**Task to complete:**
Reproduce every line in the listing that contains the word "Rebuild".

A run of records:
○ ○ ○
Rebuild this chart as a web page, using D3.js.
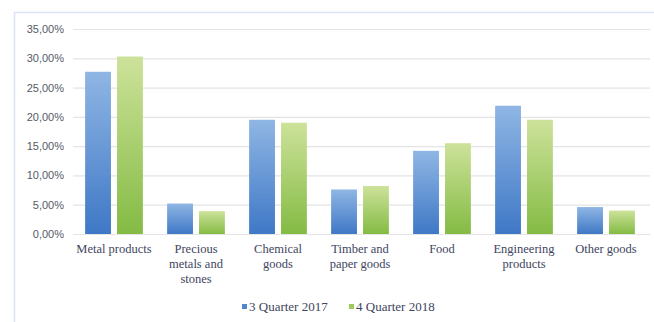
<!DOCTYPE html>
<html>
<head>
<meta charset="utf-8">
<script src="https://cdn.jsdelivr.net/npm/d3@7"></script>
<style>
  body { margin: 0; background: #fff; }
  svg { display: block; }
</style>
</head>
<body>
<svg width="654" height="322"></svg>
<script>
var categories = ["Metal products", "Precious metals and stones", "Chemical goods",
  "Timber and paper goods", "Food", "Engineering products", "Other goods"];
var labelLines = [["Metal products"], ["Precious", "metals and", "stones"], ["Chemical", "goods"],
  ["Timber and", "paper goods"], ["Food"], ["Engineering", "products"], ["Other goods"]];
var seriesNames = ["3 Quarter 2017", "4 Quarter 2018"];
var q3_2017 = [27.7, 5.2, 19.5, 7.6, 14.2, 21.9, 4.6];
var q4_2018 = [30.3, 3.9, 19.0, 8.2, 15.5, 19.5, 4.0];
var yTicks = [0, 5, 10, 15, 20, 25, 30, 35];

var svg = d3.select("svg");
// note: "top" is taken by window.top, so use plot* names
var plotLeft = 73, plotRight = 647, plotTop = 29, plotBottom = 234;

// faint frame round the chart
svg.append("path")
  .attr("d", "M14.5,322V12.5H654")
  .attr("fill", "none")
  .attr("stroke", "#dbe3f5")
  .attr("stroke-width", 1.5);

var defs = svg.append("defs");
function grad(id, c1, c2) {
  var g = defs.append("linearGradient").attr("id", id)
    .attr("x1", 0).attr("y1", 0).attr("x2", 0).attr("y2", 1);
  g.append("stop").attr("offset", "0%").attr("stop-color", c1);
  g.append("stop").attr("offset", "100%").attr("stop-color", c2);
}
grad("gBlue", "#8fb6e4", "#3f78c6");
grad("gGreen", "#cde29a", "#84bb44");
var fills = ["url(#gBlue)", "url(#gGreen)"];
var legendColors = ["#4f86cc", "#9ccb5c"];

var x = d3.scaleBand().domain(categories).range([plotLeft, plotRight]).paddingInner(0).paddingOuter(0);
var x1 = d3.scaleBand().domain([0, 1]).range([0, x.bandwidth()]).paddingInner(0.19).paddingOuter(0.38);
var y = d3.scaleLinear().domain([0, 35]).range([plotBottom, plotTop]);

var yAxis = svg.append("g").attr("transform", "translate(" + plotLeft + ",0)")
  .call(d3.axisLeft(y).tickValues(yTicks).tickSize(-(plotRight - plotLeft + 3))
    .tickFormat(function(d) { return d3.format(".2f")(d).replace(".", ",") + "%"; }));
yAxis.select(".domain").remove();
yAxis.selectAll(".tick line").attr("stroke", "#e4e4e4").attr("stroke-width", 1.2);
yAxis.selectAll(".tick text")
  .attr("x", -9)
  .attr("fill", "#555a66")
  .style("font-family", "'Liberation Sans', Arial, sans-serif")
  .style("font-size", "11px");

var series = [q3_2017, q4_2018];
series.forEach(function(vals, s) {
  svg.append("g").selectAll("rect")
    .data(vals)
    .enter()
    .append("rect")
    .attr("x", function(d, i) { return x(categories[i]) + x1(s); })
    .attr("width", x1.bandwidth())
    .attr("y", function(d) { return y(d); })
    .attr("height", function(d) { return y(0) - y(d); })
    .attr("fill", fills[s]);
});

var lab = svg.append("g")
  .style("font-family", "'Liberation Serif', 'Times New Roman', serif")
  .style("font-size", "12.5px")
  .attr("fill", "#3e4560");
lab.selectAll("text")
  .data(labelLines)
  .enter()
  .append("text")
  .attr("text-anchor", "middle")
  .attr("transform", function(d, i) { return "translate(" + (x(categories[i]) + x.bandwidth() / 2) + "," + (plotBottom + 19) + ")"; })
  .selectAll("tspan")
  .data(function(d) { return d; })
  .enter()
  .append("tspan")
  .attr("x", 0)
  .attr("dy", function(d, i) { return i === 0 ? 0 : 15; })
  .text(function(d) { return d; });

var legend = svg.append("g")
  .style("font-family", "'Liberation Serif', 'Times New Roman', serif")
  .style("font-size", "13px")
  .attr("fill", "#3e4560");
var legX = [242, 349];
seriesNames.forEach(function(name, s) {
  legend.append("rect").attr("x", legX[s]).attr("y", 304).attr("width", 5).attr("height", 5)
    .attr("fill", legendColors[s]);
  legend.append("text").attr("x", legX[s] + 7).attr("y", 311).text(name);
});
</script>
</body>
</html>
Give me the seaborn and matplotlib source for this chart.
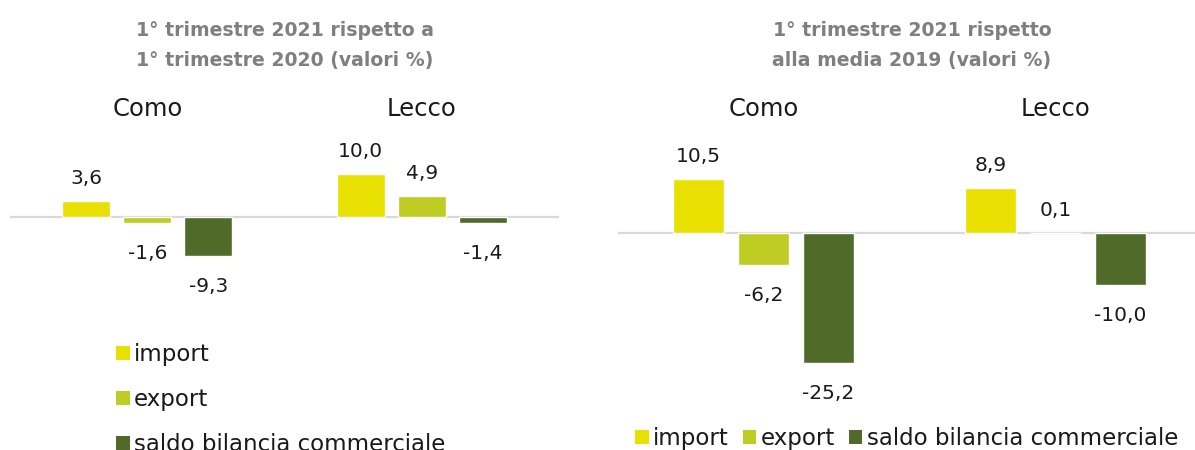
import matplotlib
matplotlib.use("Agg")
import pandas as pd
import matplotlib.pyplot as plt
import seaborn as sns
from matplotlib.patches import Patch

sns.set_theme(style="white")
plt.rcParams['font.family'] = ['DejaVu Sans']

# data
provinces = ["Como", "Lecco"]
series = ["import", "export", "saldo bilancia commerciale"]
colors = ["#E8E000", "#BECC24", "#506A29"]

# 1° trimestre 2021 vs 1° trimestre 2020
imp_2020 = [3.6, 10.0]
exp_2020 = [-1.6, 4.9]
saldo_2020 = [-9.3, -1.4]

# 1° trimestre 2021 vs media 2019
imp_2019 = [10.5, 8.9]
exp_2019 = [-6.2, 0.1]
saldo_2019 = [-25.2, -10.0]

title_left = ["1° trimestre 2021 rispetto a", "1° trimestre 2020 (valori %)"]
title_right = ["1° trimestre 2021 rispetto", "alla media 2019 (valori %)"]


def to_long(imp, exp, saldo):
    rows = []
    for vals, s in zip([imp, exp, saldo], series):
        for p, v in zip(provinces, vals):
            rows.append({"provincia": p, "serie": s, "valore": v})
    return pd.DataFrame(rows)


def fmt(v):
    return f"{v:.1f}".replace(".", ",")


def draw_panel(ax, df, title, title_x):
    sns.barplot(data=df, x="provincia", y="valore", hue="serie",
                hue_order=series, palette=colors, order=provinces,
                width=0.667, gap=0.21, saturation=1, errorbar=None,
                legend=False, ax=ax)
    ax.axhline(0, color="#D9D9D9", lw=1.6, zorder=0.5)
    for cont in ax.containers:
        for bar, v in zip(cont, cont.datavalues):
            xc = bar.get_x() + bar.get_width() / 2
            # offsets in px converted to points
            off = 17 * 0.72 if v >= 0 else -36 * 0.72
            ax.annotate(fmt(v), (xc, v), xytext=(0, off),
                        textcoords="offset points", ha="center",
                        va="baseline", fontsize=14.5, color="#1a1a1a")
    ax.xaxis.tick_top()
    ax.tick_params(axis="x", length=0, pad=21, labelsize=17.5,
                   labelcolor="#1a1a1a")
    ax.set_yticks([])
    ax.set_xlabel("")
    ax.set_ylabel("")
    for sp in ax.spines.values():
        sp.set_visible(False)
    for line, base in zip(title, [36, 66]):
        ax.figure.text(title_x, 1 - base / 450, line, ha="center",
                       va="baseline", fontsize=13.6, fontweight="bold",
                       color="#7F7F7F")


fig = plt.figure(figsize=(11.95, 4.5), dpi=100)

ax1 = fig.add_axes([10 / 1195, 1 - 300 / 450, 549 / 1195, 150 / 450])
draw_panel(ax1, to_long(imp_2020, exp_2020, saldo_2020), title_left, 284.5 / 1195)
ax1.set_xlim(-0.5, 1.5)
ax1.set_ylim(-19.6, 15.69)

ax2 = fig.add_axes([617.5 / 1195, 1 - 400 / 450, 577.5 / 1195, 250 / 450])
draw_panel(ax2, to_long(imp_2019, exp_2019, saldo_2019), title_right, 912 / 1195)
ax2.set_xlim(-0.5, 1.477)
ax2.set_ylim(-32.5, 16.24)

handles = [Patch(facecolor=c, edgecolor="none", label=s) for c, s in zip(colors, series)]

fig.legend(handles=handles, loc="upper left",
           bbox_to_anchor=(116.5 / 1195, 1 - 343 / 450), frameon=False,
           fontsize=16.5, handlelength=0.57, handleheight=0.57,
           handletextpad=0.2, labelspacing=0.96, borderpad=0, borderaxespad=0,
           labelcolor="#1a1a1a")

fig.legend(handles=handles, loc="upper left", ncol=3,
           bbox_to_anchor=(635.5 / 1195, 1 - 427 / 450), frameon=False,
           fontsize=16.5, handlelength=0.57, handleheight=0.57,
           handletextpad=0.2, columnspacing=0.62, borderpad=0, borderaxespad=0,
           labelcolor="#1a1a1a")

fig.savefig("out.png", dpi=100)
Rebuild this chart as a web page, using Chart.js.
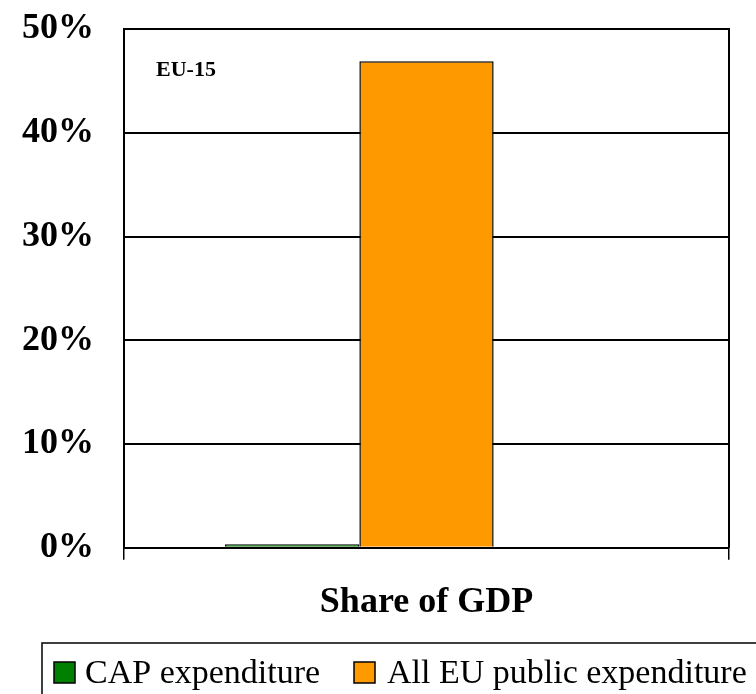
○ ○ ○
**Solution below:**
Rebuild this chart as a web page, using D3.js.
Rebuild this chart as a web page, using Chart.js.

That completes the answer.